Thematic mapping is such a powerful tool, the performance gains seen by filtering the number of map elements by the data is really just a happy side effect -but a quick win.  Reducing a massive data set to a few premium value slices that are active by default goes a long way toward easing network calls.  The user can always turn more of the slices on, but the data is sent in more manageable packets.

Rendering performance, however, is still going to be a drag when all of the layers are on.  Which leads me to…



This has been the most popular and broadly beneficial method used by IDV clients with excruciatingly ginormous data sets.

By calling the data source as a rater bitmap when the user is at broader zoom levels (particularly in a tiled method), the network overhead and client-side rendering is dramatically improved.
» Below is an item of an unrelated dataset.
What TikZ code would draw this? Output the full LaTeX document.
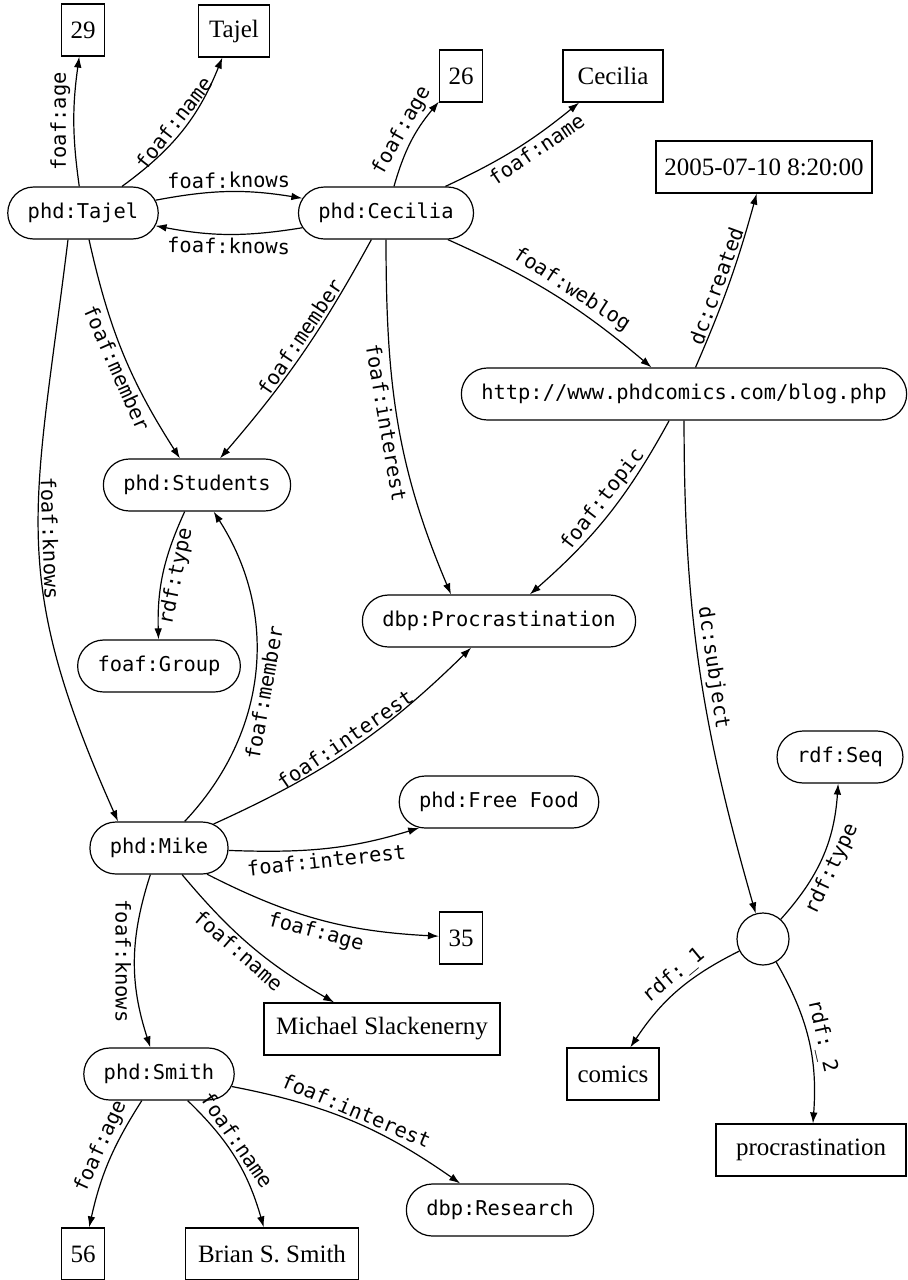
\documentclass[tikz,border=0pt]{standalone}
\usepackage{fontspec}
\setmainfont{Liberation Serif}
\setmonofont{DejaVu Sans Mono}
\usetikzlibrary{arrows.meta,shapes.misc}

\begin{document}
\begin{tikzpicture}
[
	res/.style={rounded rectangle,draw,line width=0.6pt,inner xsep=9pt,minimum height=26pt,font=\ttfamily\fontsize{10.2}{12}\selectfont},
	lit/.style={rectangle,draw,line width=0.6pt,inner sep=2pt,minimum height=26pt,font=\fontsize{12.5}{14}\selectfont},
	bnodestyle/.style={circle,draw,line width=0.6pt,inner sep=0pt,minimum size=26pt},
	prop/.style={line width=0.6pt,-{Latex[length=5.5pt,width=3.8pt]}},
	lbl/.style={font=\ttfamily\fontsize{10.2}{12}\selectfont,sloped,auto,inner sep=1.5pt},
	x=0.5pt,y=0.5pt
]
	\useasboundingbox (0,0) rectangle (907,-1280);

	% resources
	\node[res] at (83,-213) (tajel) {phd:Tajel};
	\node[res] at (386,-213) (cecilia) {phd:Cecilia};
	\node[res] at (684,-394) (blog) {http://www.phdcomics.com/blog.php};
	\node[res] at (197,-485) (students) {phd:Students};
	\node[res] at (159,-666) (group) {foaf:Group};
	\node[res] at (499,-621) (procr) {dbp:Procrastination};
	\node[res] at (499,-802) (freefood) {phd:Free Food};
	\node[res] at (159,-848) (mike) {phd:Mike};
	\node[res] at (159,-1074) (smith) {phd:Smith};
	\node[res] at (500,-1210) (research) {dbp:Research};
	\node[res] at (840,-757) (seq) {rdf:Seq};
	\node[bnodestyle] at (763,-939) (bnode) {};

	% literals
	\node[lit,minimum width=21.5pt] at (83,-30) (agetajel) {29};
	\node[lit,minimum width=35.5pt] at (234,-31) (nametajel) {Tajel};
	\node[lit,minimum width=21.5pt] at (461,-76) (agececilia) {26};
	\node[lit,minimum width=50pt] at (613,-76) (namececilia) {Cecilia};
	\node[lit,minimum width=108pt] at (764,-167) (created) {2005-07-10 8:20:00};
	\node[lit,minimum width=21.5pt] at (461,-938) (agemike) {35};
	\node[lit,minimum width=118pt] at (382,-1029) (namemike) {Michael Slackenerny};
	\node[lit,minimum width=21.5pt] at (83,-1254) (agesmith) {56};
	\node[lit,minimum width=86.5pt] at (272,-1254) (namesmith) {Brian S. Smith};
	\node[lit,minimum width=46pt] at (613,-1074) (comics) {comics};
	\node[lit,minimum width=95pt] at (811,-1150) (procrlit) {procrastination};

	% phd:Tajel
	\draw[prop] (tajel) to[bend left=8] node[lbl] {foaf:age} (agetajel);
	\draw[prop] (tajel) to[bend right=16] node[lbl] {foaf:name} (nametajel);
	\draw[prop] (tajel) to[bend left=10] node[lbl] {foaf:knows} (cecilia);
	\draw[prop] (tajel) to[bend right=10] node[lbl,swap,pos=0.55] {foaf:member} (students);
	\draw[prop] ([xshift=-7.5pt]tajel.south) to[out=-97,in=114,looseness=1.2] node[lbl] {foaf:knows} ([xshift=-20.5pt]mike.north);

	% phd:Cecilia
	\draw[prop] (cecilia) to[bend left=10] node[lbl,swap] {foaf:knows} (tajel);
	\draw[prop] (cecilia) to[bend left=12] node[lbl,pos=0.55] {foaf:age} (agececilia);
	\draw[prop] (cecilia) to[bend right=7] node[lbl,swap,pos=0.62] {foaf:name} (namececilia);
	\draw[prop] (cecilia) to[bend left=8] node[lbl,pos=0.55] {foaf:weblog} (blog);
	\draw[prop] (cecilia) to[bend left=6] node[lbl,pos=0.45] {foaf:member} (students);
	\draw[prop] (cecilia) to[out=-90,in=113] node[lbl,swap] {foaf:interest} ([xshift=-24pt]procr.north);

	% blog
	\draw[prop] (blog) to[bend right=4] node[lbl,pos=0.45] {dc:created} (created);
	\draw[prop] (blog) to[bend left=10] node[lbl,pos=0.46] {foaf:topic} (procr);
	\draw[prop] (blog) to[out=-90,in=106] node[lbl] {dc:subject} (bnode);

	\draw[prop] (students) to[bend right=13] node[lbl,swap] {rdf:type} (group);

	% phd:Mike
	\draw[prop] (mike) to[bend right=38] node[lbl,swap,pos=0.44] {foaf:member} (students);
	\draw[prop] (mike) to[bend right=10] node[lbl] {foaf:interest} (procr);
	\draw[prop] (mike) to[out=-2,in=197] node[lbl,swap] {foaf:interest} (freefood.198);
	\draw[prop] (mike) to[bend right=12] node[lbl,swap,pos=0.5] {foaf:age} (agemike);
	\draw[prop] (mike) to[bend right=10] node[lbl,swap,pos=0.46] {foaf:name} (namemike);
	\draw[prop] (mike) to[bend right=18] node[lbl,swap] {foaf:knows} (smith);

	% phd:Smith
	\draw[prop] (smith) to[bend right=10] node[lbl,pos=0.42] {foaf:age} (agesmith);
	\draw[prop] (smith) to[bend left=15] node[lbl,pos=0.4] {foaf:name} (namesmith);
	\draw[prop] (smith) to[bend left=12] node[lbl,pos=0.5] {foaf:interest} (research);

	% sequence
	\draw[prop] (bnode) to[bend right=19] node[lbl,swap,pos=0.45] {rdf:type} (seq);
	\draw[prop] (bnode) to[bend right=15] node[lbl,pos=0.45] {rdf:\_1} (comics);
	\draw[prop] (bnode) to[bend left=17] node[lbl] {rdf:\_2} (procrlit);

\end{tikzpicture}
\end{document}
Then, at closer zoom levels where the volume of polygons is fewer, that layer can be rendered as interactive vectors.  The zoom level at which the layer switches from raster to vector is one that can be fine tuned to optimize performance.

The down side of raster bitmap layers is that you lose the immediate rollover and click interactions that vectors facilitate.  Though, when there are upwards of a million polygons on a single map, the human benefit for individual interaction is negligible; the viable use case of that volume of data is the broad, at a glance, visualization.  And, still, zooming in on the area of interest will eventually provide an interactive vector version.

Can I see additional performance gains by pre-processing the image layer ahead of time?  Yes, but you will loose the "freshness" of thematic elements in the data that would be baked into a stale pre-processed version.



You can pre-generate N number of vector data layers that are geographically dissolved based upon some meaningful attribute.  The more aggregated versions are shown at higher zoom levels.  For example, when fully zoomed out, the United States is a shown as fifty state polygons.  Zooming in enumerates counties, zooming in more breaks out smaller administrative districts, and so on.

Many map visualizations do this for nested boundaries as par.



The network and client side muscle required to deliver points is much less than is the case for polygons -one coordinate per feature rather than an unholy list of coordinates.  At broader zoom levels, centroid points can represent polygons by proxy (which can also take advantage of clustering).

Centroid proxy is also the baseline of a particularly nice cartographic result if the points are given visual thematic variables like size or color or both (color shading by polygons themselves, like rates of violence per country, is visually unfair because larger countries bias the eye).  So Centroid Proxy can be a win-win-win.



Source: www.istartedsomething.com, via Danyel Fisher

The human eye is not well suited to process millions of simultaneous anythings at an individually meaningful level.

If the data set has an attribute of a non-discrete nature (its a geospatial no-no to interpolate non-continuous data like population), like elevation or temperature, then you can pre-generate a raster heatmap representation of this layer where each point represents a value and the pixels between them are assigned an interpolated value.

This data set can then be fetched as a tiled raster source with comparatively tremendous network and rendering performance.  Plus heatmap is a cool buzzword and you’ll be popular around the office as a cutting edge go-getter who’ll settle for nothing less than heatmaps.  Heatmaps.


So, to those folks out there who want to see millions of features in an interactive map visualization, my advice is don’t.  To those who absolutely need to see millions of features in an interactive map visualization, consider one or more of the methods above.  Happy cramming!